Во-вторых, принцип бесчеловечности отношения господин-раб, который кибернетика в вежливой форме фиксирует как возможность реализации на неодушевленном материале любых репродуктивных отношений, если они допускают функциональное определение, неизбежно ведет к полному краху идеи властвующего, авторитетного, администрирующего начала как специфически человеческой, неотторжимой от человека функции. Пока процесс изгнания человека с "властвующих должностей" идет на уровне автоматов газированной воды, шлагбаумов метро, автобусных ящиков, металлобрабатывающих станков, автопилотов, спутников связи, он никого особенно не беспокоит, но когда "Известия" начинают писать о замене машиной инспектора райсобеса или врача, то становится совершенно очевидным, что вряд ли существует хотя бы одна, пусть самая высокая, властвующая должность, на месте которой не появился бы со временем надежный, не требующий пятидневной рабочей недели, высоких окладов, уважительного к себе отношения железный ящик.
Именно эта перспектива, нам кажется, лежит в основе кибернетического луддизма - опасливого нежелания осознать, что власть всех видов и рангов всю жизнь говорила бесчеловечной прозой и что на этом языке природа полупроводников и электронных ламп объясняется ничуть не хуже. Даже лучше: ей нет нужды искажать информацию, предпочитать в докладах вышестоящему ящику хорошее плохому, имитировать деятельность, рвение, проявлять "индивидуальный подход" в зависимости от цвета кожи, национальности, пола, родственных и всяких иных чувств. Бюрократическая машина на полупроводниках - идеальная бюрократическая машина, но этот прямо вытекающий из постулатов кибернетики принцип, по которому и сам господь бог - обычная кибернетическая машина, далек еще от философской санкции. Слишком велико наше уважение к порядку и к силам порядка, чтобы без сопротивления согласиться с идеей нечеловеческой, вещной природы власти.
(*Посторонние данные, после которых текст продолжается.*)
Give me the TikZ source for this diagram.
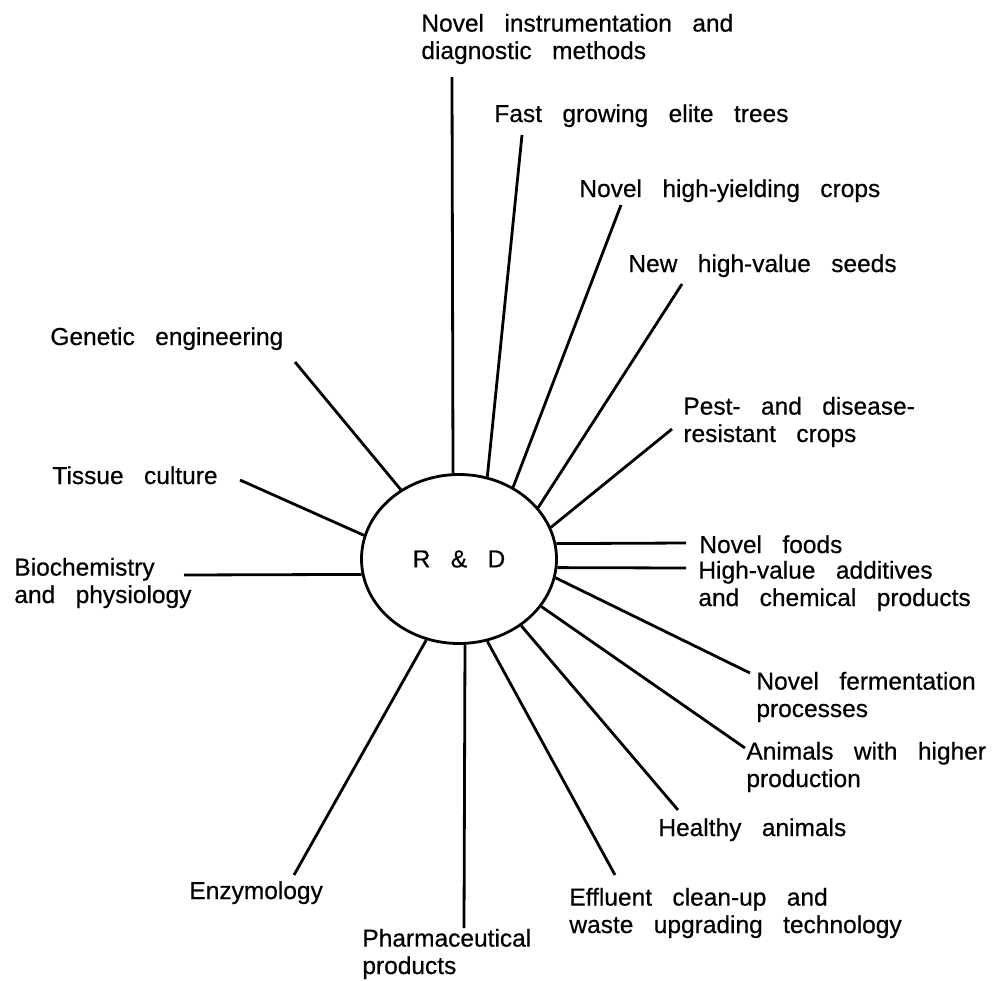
\documentclass[tikz,border=0pt]{standalone}
\usepackage{fontspec}
\setmainfont{Liberation Sans}[WordSpace=3,FakeBold=0.5]
\usetikzlibrary{shapes.geometric}

\tikzset{
  spoke/.style={line width=1.4pt},
  lbl/.style={anchor=base west,inner sep=0pt,align=left,
    font=\fontsize{12.25}{13.7}\selectfont}
}

\begin{document}
\begin{tikzpicture}[x=0.5pt,y=-0.5pt]
  \useasboundingbox (0,0) rectangle (992,981);

  % Centre
  \node[ellipse,draw,line width=1.4pt,inner sep=0pt,minimum width=97.5pt,
    minimum height=84.5pt,font=\fontsize{12.25}{13.7}\selectfont] (rd) at (459,559) {R \& D};

  % Labels (base of the last line)
  \node[lbl] (instr) at (421,59) {Novel instrumentation and\\diagnostic methods};
  \node[lbl] (trees) at (494,122) {Fast growing elite trees};
  \node[lbl] (crops) at (579,197) {Novel high-yielding crops};
  \node[lbl] (seeds) at (628,272) {New high-value seeds};
  \node[lbl] (pest) at (683,442) {Pest- and disease-\\resistant crops};
  \node[lbl] (foods) at (699,553) {Novel foods};
  \node[lbl] (addit) at (698,606) {High-value additives\\and chemical products};
  \node[lbl] (ferm) at (756,717) {Novel fermentation\\processes};
  \node[lbl] (anim) at (746,787) {Animals with higher\\production};
  \node[lbl] (healthy) at (658,836) {Healthy animals};
  \node[lbl] (efflu) at (569,933) {Effluent clean-up and\\waste upgrading technology};
  \node[lbl] (pharma) at (362,974) {Pharmaceutical\\products};
  \node[lbl] (enzym) at (189,899) {Enzymology};
  \node[lbl] (biochem) at (14,603) {Biochemistry\\and physiology};
  \node[lbl] (tissue) at (52,484) {Tissue culture};
  \node[lbl] (genetic) at (50,345) {Genetic engineering};

  % Free ends of the spokes
  \coordinate (instr-e) at (452,77);
  \coordinate (trees-e) at (522,135);
  \coordinate (crops-e) at (621,205);
  \coordinate (seeds-e) at (682,284);
  \coordinate (pest-e) at (672,429);
  \coordinate (foods-e) at (686,543);
  \coordinate (addit-e) at (686,568);
  \coordinate (ferm-e) at (750,673);
  \coordinate (anim-e) at (745,748);
  \coordinate (healthy-e) at (678,810);
  \coordinate (efflu-e) at (615,875);
  \coordinate (pharma-e) at (464,928);
  \coordinate (enzym-e) at (294,875);
  \coordinate (biochem-e) at (184,575);
  \coordinate (tissue-e) at (240,480);
  \coordinate (genetic-e) at (295,362);

  % Spokes
  \foreach \n/\a in {instr/94.7,trees/71.6,crops/53,seeds/33.9,pest/19.3,
      foods/9.4,addit/-5.2,ferm/-11.8,anim/-30.3,healthy/-47.2,efflu/-71,
      pharma/-86.7,enzym/-112,biochem/189.1,tissue/166,genetic/130.5}
    \draw[spoke] (rd.\a) -- (\n-e);
\end{tikzpicture}
\end{document}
Но где же человек? Если его нет в естественнонаучном и кибернетическом знании, то в каком смысле вообще возможно знание о человеке? Нам кажется, что типологическое размежевание знаний подсказывает здесь единственно возможный ответ; человек - сущность творческая, и то зеркало, в котором он мог бы увидеть свое отображение, следует искать в процессах, определенных к "штучному" уникальному продукту, то есть там, где действует запрет на плагиат, где невозможно свертывание в систему, в конечный и однозначный порядок. Таких процессов много: речь, литература, искусство, научное и кибернетическое творчество (не результаты, а само творчество) и т.д. Знание об этих процессах не достигает единичного, то есть, например, знание грамматики и словаря органически неспособно дать нам операции вывода "Братьев Карамазовых" или "Братьев Ершовых", но это вовсе не значит, что такое каноническое, в кантовском понимании канона, знание не обладает достоинством действительности. Зная, например, распределения продуктивности, теоретической и практической ценности научных открытий, задержки-лаги, константы цитирования, мы можем, сообразуясь с нашими прецставлениями о плохом и хорошем, предпринимать целенаправленные действия по ускорению или замедлению процесса, косвенным образом влиять на сумму социально ценных характеристик соответствующих творческих институтов. Мы еще очень мало знаем о процессах творчества, но из того немногого, что нам уже известно, прорисовываются явные черты общности всех творческих процессов по ряду характеристик: распределения, ценности, лаги, константы связи наличного с новым. Это, нам кажется, позволяет уже сегодня говорить о принципиально большой вероятности разработки концепта нового типа знания - знания о творчестве. Этот новый тип очень близок к классическому пониманию предмета философии как единства диалектики, логики и теории познания.
7 февраля 1969 (Публикация Г.Д.Петровой)
Михаил Константинович Петров (08.04.1923 - 11.04.1987) занимался исследованием проблем истории и теории культуры, философии, науковедения. Однако все многообразие его интересов фокусировалось на проблеме творчества. На громадном историко-культурном материале прослеживается процесс созидания людьми своей собственной жизни. Преимущественное внимание уделяется установлению механизма социального наследования, истории и теории образования, возникновению греческой цивилизации, становлению и развитию институтов современной науки, роли языка в развитии философии и ее социальным функциям.
Все написанное Михаилом Константиновичем проникнуто пафосом критики социального фетишизма, в условиях которого возникает убеждение, будто бы человек обязан различным институтам, знаковым системам и структурам всем, а сами они могут обойтись без человека, обладают способностью к саморазвитию. Такое убеждение порождает социальную пассивность, упование на "колесо истории", притупляет чувство личной ответственности за все, что делается здесь и теперь.